BAM. Right there the answer smacked me in the face. And at that moment my first thought was how interesting it is for the act of writing out a problem to trigger the solution in your head, and this isn’t a new idea in the world of even for myself. It is, however, something I want to cultivate, both in myself and others.
Write more and often, about your projects.
I try to keep a development journal and used to do a better job of it. I’m going to look at setting up some kind of prompt to keep myself reminded through the day and maybe that will help. But, on to the solution here.
If I were responding to this post, rather than writing it, maybe this is what I would say:
Separation is great, but at some point these different parts just have to talk to each other. At least, something has to connect them. You’re going to be redundant if you model all the card state twice, both in your logic and your UI, so keep one of them dumb.
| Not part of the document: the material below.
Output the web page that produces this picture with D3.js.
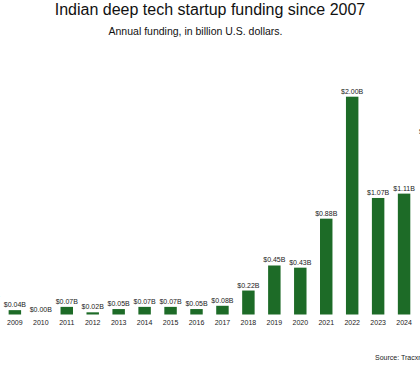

That’s probably going to be the UI.
Those visuals need to respond to the state changes in the logic, rather than trying to mirror them.
That logic going on, tracking your cards moving between the deck and the hand and discard pile and whatever other states you have needs to allow some reponse to that state changing. When the logic draws a hand from the deck, the visuals need to know which three cards to slide across the screen into your hand. When you play a card, the player needs to see that happen.
Just fire a simple event when the state of a card changes in the logic, and let the DOM update accordingly.